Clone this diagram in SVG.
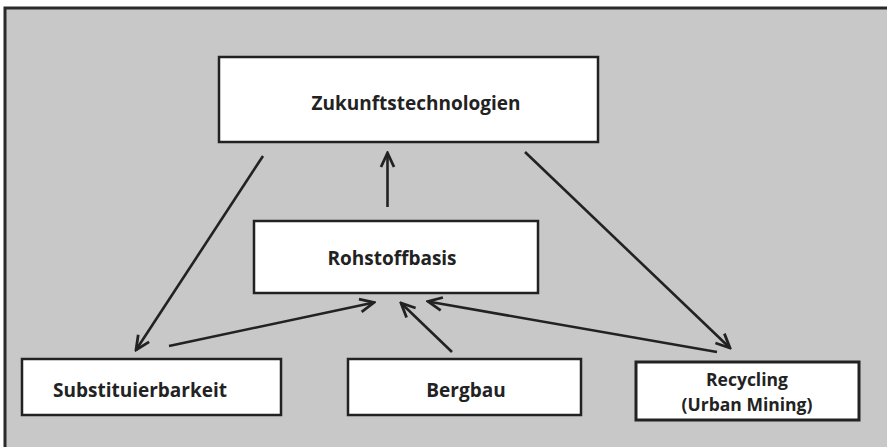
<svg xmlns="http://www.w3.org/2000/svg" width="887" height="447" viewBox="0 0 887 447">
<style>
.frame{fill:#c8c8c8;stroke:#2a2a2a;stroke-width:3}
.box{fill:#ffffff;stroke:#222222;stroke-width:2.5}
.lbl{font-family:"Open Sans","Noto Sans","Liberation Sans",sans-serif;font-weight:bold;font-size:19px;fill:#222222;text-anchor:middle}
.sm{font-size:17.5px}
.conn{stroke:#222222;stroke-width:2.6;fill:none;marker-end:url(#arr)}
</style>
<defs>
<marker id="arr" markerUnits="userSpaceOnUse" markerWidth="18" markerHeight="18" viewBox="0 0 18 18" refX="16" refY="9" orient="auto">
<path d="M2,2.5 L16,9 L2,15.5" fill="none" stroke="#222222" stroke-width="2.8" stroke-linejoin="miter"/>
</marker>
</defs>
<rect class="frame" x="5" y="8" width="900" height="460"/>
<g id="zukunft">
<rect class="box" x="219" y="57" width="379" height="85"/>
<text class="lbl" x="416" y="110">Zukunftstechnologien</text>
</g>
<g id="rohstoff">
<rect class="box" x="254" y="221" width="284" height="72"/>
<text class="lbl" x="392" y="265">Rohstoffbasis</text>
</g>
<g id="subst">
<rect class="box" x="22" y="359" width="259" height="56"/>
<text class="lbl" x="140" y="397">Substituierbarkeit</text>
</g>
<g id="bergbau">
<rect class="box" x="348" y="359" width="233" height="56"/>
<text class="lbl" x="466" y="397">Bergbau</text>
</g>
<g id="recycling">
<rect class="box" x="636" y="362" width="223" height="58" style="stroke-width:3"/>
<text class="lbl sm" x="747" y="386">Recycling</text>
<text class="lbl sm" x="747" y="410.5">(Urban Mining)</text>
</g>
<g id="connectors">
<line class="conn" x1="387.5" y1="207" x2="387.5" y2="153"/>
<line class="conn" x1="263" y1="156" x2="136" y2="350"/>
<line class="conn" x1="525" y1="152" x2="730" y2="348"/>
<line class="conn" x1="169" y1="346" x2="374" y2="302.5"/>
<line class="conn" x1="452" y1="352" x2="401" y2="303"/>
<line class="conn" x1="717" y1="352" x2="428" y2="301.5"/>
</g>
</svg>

- Problem requirements
Reproduce all of the material above word for word. Omit the pictures.

- The completed task
Clone this diagram in SVG.
<svg xmlns="http://www.w3.org/2000/svg" width="887" height="447" viewBox="0 0 887 447">
<style>
.frame{fill:#c8c8c8;stroke:#2a2a2a;stroke-width:3}
.box{fill:#ffffff;stroke:#222222;stroke-width:2.5}
.lbl{font-family:"Open Sans","Noto Sans","Liberation Sans",sans-serif;font-weight:bold;font-size:19px;fill:#222222;text-anchor:middle}
.sm{font-size:17.5px}
.conn{stroke:#222222;stroke-width:2.6;fill:none;marker-end:url(#arr)}
</style>
<defs>
<marker id="arr" markerUnits="userSpaceOnUse" markerWidth="18" markerHeight="18" viewBox="0 0 18 18" refX="16" refY="9" orient="auto">
<path d="M2,2.5 L16,9 L2,15.5" fill="none" stroke="#222222" stroke-width="2.8" stroke-linejoin="miter"/>
</marker>
</defs>
<rect class="frame" x="5" y="8" width="900" height="460"/>
<g id="zukunft">
<rect class="box" x="219" y="57" width="379" height="85"/>
<text class="lbl" x="416" y="110">Zukunftstechnologien</text>
</g>
<g id="rohstoff">
<rect class="box" x="254" y="221" width="284" height="72"/>
<text class="lbl" x="392" y="265">Rohstoffbasis</text>
</g>
<g id="subst">
<rect class="box" x="22" y="359" width="259" height="56"/>
<text class="lbl" x="140" y="397">Substituierbarkeit</text>
</g>
<g id="bergbau">
<rect class="box" x="348" y="359" width="233" height="56"/>
<text class="lbl" x="466" y="397">Bergbau</text>
</g>
<g id="recycling">
<rect class="box" x="636" y="362" width="223" height="58" style="stroke-width:3"/>
<text class="lbl sm" x="747" y="386">Recycling</text>
<text class="lbl sm" x="747" y="410.5">(Urban Mining)</text>
</g>
<g id="connectors">
<line class="conn" x1="387.5" y1="207" x2="387.5" y2="153"/>
<line class="conn" x1="263" y1="156" x2="136" y2="350"/>
<line class="conn" x1="525" y1="152" x2="730" y2="348"/>
<line class="conn" x1="169" y1="346" x2="374" y2="302.5"/>
<line class="conn" x1="452" y1="352" x2="401" y2="303"/>
<line class="conn" x1="717" y1="352" x2="428" y2="301.5"/>
</g>
</svg>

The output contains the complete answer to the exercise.